Adding some player folks to give opinions on underflow behavior. @mwatson2 @gregwfreedman @joeyparrish @stevenrobertson

joeyparrish commented 3 years ago

Surprisingly, I have little opinion on the specifics of this.

Consistency would be nice, with reliable events that work the same across browsers. Shaka Player doesn't use waiting today, primarily because it was not reliable and consistent ~6 years ago and we never looked back.

So however we land on this spec-wise, it sounds like it will soon be a good time for Shaka Player to re-evaluate the landscape of underflow.

Incidentally, would it be helpful to see how this behavior looks on more non-desktop UAs? We could convert this demo into a JS test case we could run in the Shaka Player test lab and see what TVs, STBs, and game consoles do, too, if that's useful info.

jernoble commented 3 years ago

Safari stops immediately upon encountering a buffered range gap.

Thanks! What is Safari's behavior wrt decoder underflow?

The decoder will drop what it can in order to keep up with the media timeline, if dropping is allowed by the container. If it's a temporary hiccup/underrun, it will recover by "fast forwarding" & displaying decoded frames as quickly as it can to return to realtime. If, for example, playbackRate is set to a high value, and the decoder can't keep up, it'll switch to a keyframe-only mode.

Basically, the decoder's abilities will never affect the media timeline. We will make our best effort to play at the rate requested by the page, reporting dropped frames through the VideoPlaybackQuality API, and stall only when we literally do not have data available to decode.

chcunningham commented 3 years ago

@jernoble @padenot

I want to highlight the comments from Twitch above.

For low-latency media, we've found that it's a better user experience to temporarily forgo video while audio continues uninterrupted. This gives the player more time to recover from network congestion rather than stalling playback and subsequently increasing latency.

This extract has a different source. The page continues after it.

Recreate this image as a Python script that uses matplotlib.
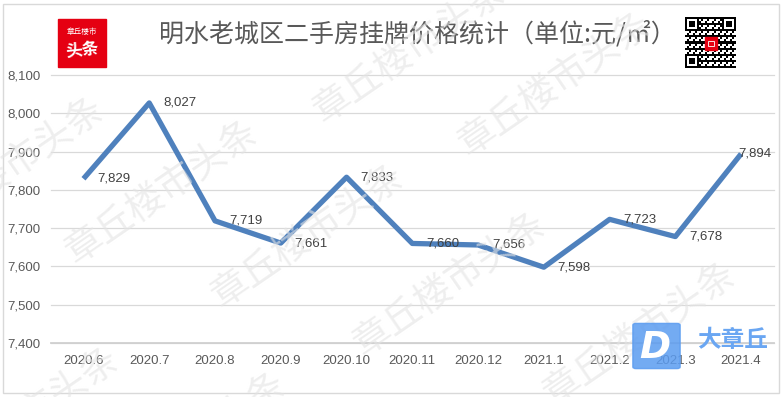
import matplotlib
matplotlib.use("Agg")
import matplotlib.pyplot as plt
import numpy as np
from matplotlib.patches import Rectangle, FancyBboxPatch

# 数据
months = ["2020.6", "2020.7", "2020.8", "2020.9", "2020.10", "2020.11",
          "2020.12", "2021.1", "2021.2", "2021.3", "2021.4"]
prices = [7829, 8027, 7719, 7661, 7833, 7660, 7656, 7598, 7723, 7678, 7894]
y_ticks = [7400, 7500, 7600, 7700, 7800, 7900, 8000, 8100]
title = "明水老城区二手房挂牌价格统计（单位:元/㎡）"
watermark = "章丘楼市头条"

W, H = 782, 397
plt.rcParams['font.family'] = ['Noto Sans CJK SC', 'DejaVu Sans']


def fx(x):
    return x / W


def fy(y):
    return 1 - y / H


fig = plt.figure(figsize=(W / 100, H / 100), dpi=100)
fig.patch.set_facecolor('white')

# 外框
fig.patches.append(Rectangle((fx(3), fy(393)), fx(779) - fx(3), fy(4) - fy(393),
                             transform=fig.transFigure, fill=False,
                             edgecolor='#d9d9d9', lw=1))

# 绘图区
left, right, top, bottom = 50.6, 774, 75, 343
ax = fig.add_axes([fx(left), fy(bottom), fx(right - left), (bottom - top) / H])
x = np.arange(len(months))
ax.plot(x, prices, color='#4f81bd', lw=3.8, solid_joinstyle='round',
        solid_capstyle='butt', zorder=3)

for i, v in enumerate(prices):
    dx = -2 if i == len(prices) - 1 else 10
    ax.annotate(f"{v:,}", (x[i], v), xytext=(dx, 0), textcoords='offset points',
                ha='left', va='center', fontsize=9.5, color='#404040',
                family=['Liberation Sans', 'DejaVu Sans'], zorder=4)

ax.set_xlim(-0.5, len(months) - 0.5)
ax.set_ylim(7400, 8100)
ax.set_yticks(y_ticks)
ax.set_yticklabels([f"{t:,}" for t in y_ticks])
ax.set_xticks(x)
ax.set_xticklabels(months)
for lab in ax.get_xticklabels() + ax.get_yticklabels():
    lab.set_family(['Liberation Sans', 'DejaVu Sans'])
    lab.set_fontsize(9.5)
    lab.set_color('#595959')
ax.tick_params(axis='both', length=0)
ax.tick_params(axis='y', pad=7.5)
ax.tick_params(axis='x', pad=9)
ax.grid(axis='y', color='#d9d9d9', lw=0.9)
for gl in ax.get_ygridlines():
    gl.set_clip_on(False)
ax.set_axisbelow(True)
for s in ['top', 'right', 'left']:
    ax.spines[s].set_visible(False)
ax.spines['bottom'].set_color('#d0d0d0')
ax.spines['bottom'].set_linewidth(1.3)
ax.set_facecolor('none')

# 标题
fig.text(fx(417), fy(34), title, ha='center', va='center', fontsize=18,
         color='#595959')

# 左上红色标志
fig.patches.append(Rectangle((fx(58), fy(67)), fx(48), 48 / H,
                             transform=fig.transFigure, color='#e50012', zorder=5))
fig.text(fx(82), fy(32), "章丘楼市", ha='center', va='center', fontsize=5.5,
         color='white', zorder=6)
fig.text(fx(82), fy(50), "头条", ha='center', va='center', fontsize=12,
         color='white', weight='bold', rotation=6, zorder=6)

# 右上二维码
qax = fig.add_axes([fx(683), fy(68), fx(54), 51 / H])
n = 25
qr = np.zeros((n, n))
ii, jj = np.mgrid[0:n, 0:n]
qr[((ii * ii + jj * 3 + ii * jj) % 3) == 0] = 1
for (r0, c0) in [(0, 0), (0, n - 7), (n - 7, 0)]:
    qr[r0:r0 + 7, c0:c0 + 7] = 1
    qr[r0 + 1:r0 + 6, c0 + 1:c0 + 6] = 0
    qr[r0 + 2:r0 + 5, c0 + 2:c0 + 5] = 1
qax.imshow(1 - qr, cmap='gray', interpolation='nearest', vmin=0, vmax=1)
qax.add_patch(Rectangle((9.5, 9.5), 6, 6, color='#e50012'))
qax.add_patch(Rectangle((10.8, 11.3), 3.4, 2.4, fill=False, edgecolor='white', lw=0.6))
qax.axis('off')

# 水印
wm_centers = [(8, 170), (162, 193), (308, 237), (450, 285), (640, 335),
              (410, 52), (555, 85), (23, 420), (190, 445)]
for cx, cy in wm_centers:
    fig.text(fx(cx), fy(cy), watermark, ha='center', va='center', fontsize=27,
             color='#e4e4e4', alpha=0.6, rotation=34.5, rotation_mode='anchor',
             zorder=10)

# 右下大章丘标志
fig.patches.append(FancyBboxPatch((fx(636), fy(367)), fx(41), 42 / H,
                                  boxstyle="round,pad=0.004", transform=fig.transFigure,
                                  color='#5b9cf0', alpha=0.85, zorder=11))
fig.text(fx(655), fy(348), "D", ha='center', va='center', fontsize=27,
         color='white', weight='bold', style='italic', family='DejaVu Sans', zorder=12)
fig.text(fx(733), fy(340), "大章丘", ha='center', va='center', fontsize=17,
         color='#6aa6f2', weight='bold', zorder=12)

fig.savefig("out.png", dpi=100)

Do you find this persuasive? My first reaction is Chrome is weird to be the outlier here, but then it turns out to be pretty useful. I expect Safari and Firefox may not want change their default behavior, but would you be open to exposing a <video> or MSE knob to opt-in to this behavior?

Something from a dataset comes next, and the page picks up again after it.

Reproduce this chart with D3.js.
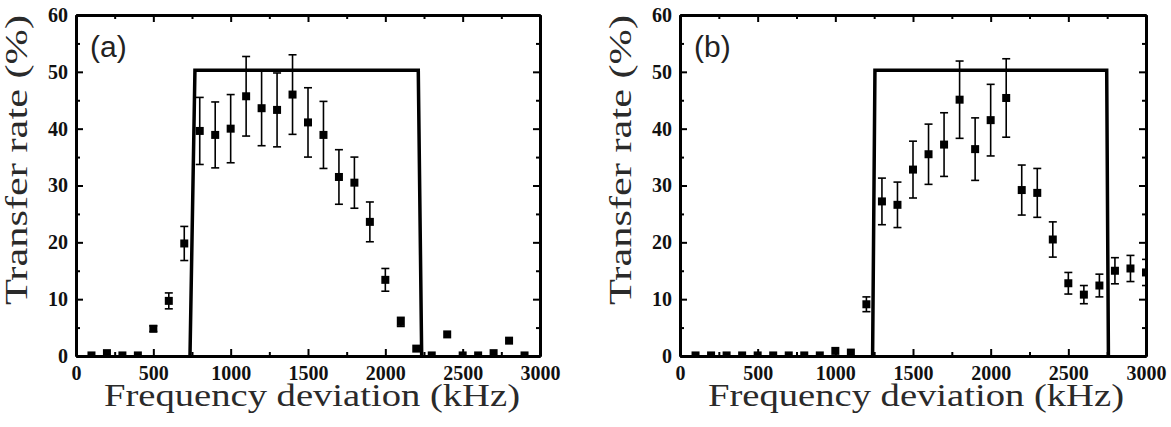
<!DOCTYPE html>
<html>
<head>
<meta charset="utf-8">
<script src="https://cdn.jsdelivr.net/npm/d3@7"></script>
<style>
  body { margin: 0; background: #fff; }
  svg text { font-family: "Liberation Serif", "Times New Roman", Times, serif; }
  svg text.sans { font-family: "Liberation Sans", Arial, sans-serif; }
</style>
</head>
<body>
<script>
// frequency values (kHz)
var freqA = [100,200,300,400,500,600,700,800,900,1000,1100,1200,1300,1400,1500,1600,1700,1800,1900,2000,2100,2200,2300,2400,2500,2600,2700,2800,2900];
var rateA = [0.1,0.5,0.1,0.1,4.8,9.7,19.8,39.6,38.9,40.0,45.7,43.6,43.3,46.0,41.1,38.9,31.5,30.5,23.6,13.4,6.0,1.3,0.1,3.8,0.1,0.1,0.5,2.7,0.1];
var errA  = [0,0,0,0,0.5,1.4,3.0,5.9,5.8,6.0,7.0,6.6,6.5,7.0,6.1,5.9,4.8,4.5,3.5,2.0,0.8,0,0,0,0,0,0,0,0];
var bandA_x = [737, 769, 2213, 2235];
var bandA_y = [0, 50.3, 50.3, 0];

var freqB = [100,200,300,400,500,600,700,800,900,1000,1100,1200,1300,1400,1500,1600,1700,1800,1900,2000,2100,2200,2300,2400,2500,2600,2700,2800,2900,3000];
var rateB = [0.1,0.1,0.1,0.1,0.1,0.1,0.1,0.1,0.1,0.9,0.6,9.1,27.2,26.6,32.8,35.5,37.2,45.1,36.4,41.5,45.4,29.2,28.7,20.5,12.8,10.8,12.4,15.0,15.4,14.7];
var errB  = [0,0,0,0,0,0,0,0,0,0,0,1.3,4.1,4.0,5.0,5.3,5.6,6.8,5.5,6.3,6.9,4.4,4.3,3.1,1.9,1.6,2.0,2.3,2.3,2.3];
var bandB_x = [1240, 1255, 2747, 2758];
var bandB_y = [0, 50.3, 50.3, 0];

var xMajor = [0,500,1000,1500,2000,2500,3000];
var xMinor = [250,750,1250,1750,2250,2750];
var yMajor = [0,10,20,30,40,50,60];
var yMinor = [5,15,25,35,45,55];

var xTitle = "Frequency deviation (kHz)";
var yTitle = "Transfer rate (%)";

var width = 1171, height = 427;
var top0 = 15, bottom0 = 356;

var svg = d3.select("body").append("svg")
  .attr("width", width)
  .attr("height", height);

function drawPanel(id, left, right, label, freq, rate, err, bx, by) {
  var xScale = d3.scaleLinear().domain([0, 3000]).range([left, right]);
  var yScale = d3.scaleLinear().domain([0, 60]).range([bottom0, top0]);

  svg.append("clipPath").attr("id", "clip" + id)
    .append("rect")
    .attr("x", left).attr("y", top0)
    .attr("width", right - left).attr("height", bottom0 - top0);

  var plot = svg.append("g").attr("clip-path", "url(#clip" + id + ")");

  // band line
  var line = d3.line()
    .x(function(d) { return xScale(d[0]); })
    .y(function(d) { return yScale(d[1]); });
  plot.append("path")
    .datum(d3.zip(bx, by))
    .attr("d", line)
    .attr("fill", "none")
    .attr("stroke", "#000")
    .attr("stroke-width", 3.5);

  var pts = d3.range(freq.length).map(function(i) {
    return {x: freq[i], y: rate[i], e: err[i]};
  });

  // error bars
  var eb = plot.selectAll("g.eb")
    .data(pts.filter(function(d) { return d.e > 0; }))
    .enter().append("g")
    .attr("stroke", "#000")
    .attr("stroke-width", 1.6);
  eb.append("line")
    .attr("x1", function(d) { return xScale(d.x); })
    .attr("x2", function(d) { return xScale(d.x); })
    .attr("y1", function(d) { return yScale(d.y + d.e); })
    .attr("y2", function(d) { return yScale(d.y - d.e); });
  [1, -1].forEach(function(s) {
    eb.append("line")
      .attr("x1", function(d) { return xScale(d.x) - 4; })
      .attr("x2", function(d) { return xScale(d.x) + 4; })
      .attr("y1", function(d) { return yScale(d.y + s * d.e); })
      .attr("y2", function(d) { return yScale(d.y + s * d.e); });
  });

  // markers
  plot.selectAll("rect.pt")
    .data(pts)
    .enter().append("rect")
    .attr("x", function(d) { return xScale(d.x) - 4; })
    .attr("y", function(d) { return yScale(d.y) - 4; })
    .attr("width", 8)
    .attr("height", 8)
    .attr("fill", "#000");

  // axes, ticks inward on all four sides
  function styleAxis(g) {
    g.attr("font-size", 20)
      .attr("font-weight", "bold");
    g.select(".domain").attr("stroke", "#000").attr("stroke-width", 3);
    g.selectAll(".tick line").attr("stroke", "#000").attr("stroke-width", 2);
    g.selectAll(".tick text").attr("fill", "#111");
  }
  svg.append("g")
    .attr("transform", "translate(0," + bottom0 + ")")
    .call(d3.axisBottom(xScale).tickValues(xMinor).tickSize(-4).tickSizeOuter(0).tickFormat(""))
    .call(styleAxis);
  svg.append("g")
    .attr("transform", "translate(0," + bottom0 + ")")
    .call(d3.axisBottom(xScale).tickValues(xMajor).tickSize(-7).tickSizeOuter(0).tickPadding(10).tickFormat(d3.format("d")))
    .call(styleAxis);
  svg.append("g")
    .attr("transform", "translate(0," + top0 + ")")
    .call(d3.axisTop(xScale).tickValues(xMinor).tickSize(-4).tickSizeOuter(0).tickFormat(""))
    .call(styleAxis);
  svg.append("g")
    .attr("transform", "translate(0," + top0 + ")")
    .call(d3.axisTop(xScale).tickValues(xMajor).tickSize(-7).tickSizeOuter(0).tickFormat(""))
    .call(styleAxis);
  svg.append("g")
    .attr("transform", "translate(" + left + ",0)")
    .call(d3.axisLeft(yScale).tickValues(yMinor).tickSize(-4).tickSizeOuter(0).tickFormat(""))
    .call(styleAxis);
  svg.append("g")
    .attr("transform", "translate(" + left + ",0)")
    .call(d3.axisLeft(yScale).tickValues(yMajor).tickSize(-7).tickSizeOuter(0).tickPadding(8).tickFormat(d3.format("d")))
    .call(styleAxis);
  svg.append("g")
    .attr("transform", "translate(" + right + ",0)")
    .call(d3.axisRight(yScale).tickValues(yMinor).tickSize(-4).tickSizeOuter(0).tickFormat(""))
    .call(styleAxis);
  svg.append("g")
    .attr("transform", "translate(" + right + ",0)")
    .call(d3.axisRight(yScale).tickValues(yMajor).tickSize(-7).tickSizeOuter(0).tickFormat(""))
    .call(styleAxis);

  // panel label
  svg.append("text")
    .attr("class", "sans")
    .attr("x", left + 14)
    .attr("y", 57)
    .attr("font-size", 30)
    .attr("fill", "#222")
    .text(label);

  // axis titles
  svg.append("text")
    .attr("x", left + 28)
    .attr("y", 406)
    .attr("textLength", 416)
    .attr("lengthAdjust", "spacingAndGlyphs")
    .attr("font-size", 32)
    .attr("fill", "#2a2a2a")
    .text(xTitle);
  svg.append("text")
    .attr("transform", "translate(" + (left - 49) + "," + 305 + ") rotate(-90)")
    .attr("textLength", 290)
    .attr("lengthAdjust", "spacingAndGlyphs")
    .attr("font-size", 31)
    .attr("fill", "#2a2a2a")
    .text(yTitle);
}

drawPanel("A", 76, 540, "(a)", freqA, rateA, errA, bandA_x, bandA_y);
drawPanel("B", 680, 1146, "(b)", freqB, rateB, errB, bandB_x, bandB_y);
</script>
</body>
</html>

jernoble commented 3 years ago

There is an existing "MSE v2" feature request to allow websites to customize the behavior of players when encountering an underflow/gap, tracked by: https://github.com/w3c/media-source/issues/160. I think it would be worth raising this request there just to make sure it's included in the use cases for that issue.

@chcunningham said:

I expect Safari and Firefox may not want change their default behavior, but would you be open to exposing a <video> or MSE knob to opt-in to this behavior?

I'd support adding this feature to MSE, but for Type 1 content in <video> elements, the sources are always (modulo HLS) going to be muxed anyway, and therefore it doesn't really seem useful there to allow audio playback to continue if video playback won't keep up. So I'd argue MSE is the best place to make this change.

chcunningham commented 3 years ago

That sounds good to me. @wolenetz FYI

kixelated commented 3 years ago

Twitch is going to start public experiments for Chrome viewers using this video underflow behavior. It lets us reduce the buffer size for lower latency with less downside, as video underflow is less invasive for the viewer compared to buffering. The reception internally has been great so far, and we would love to see this behavior added to MSE for other browsers too.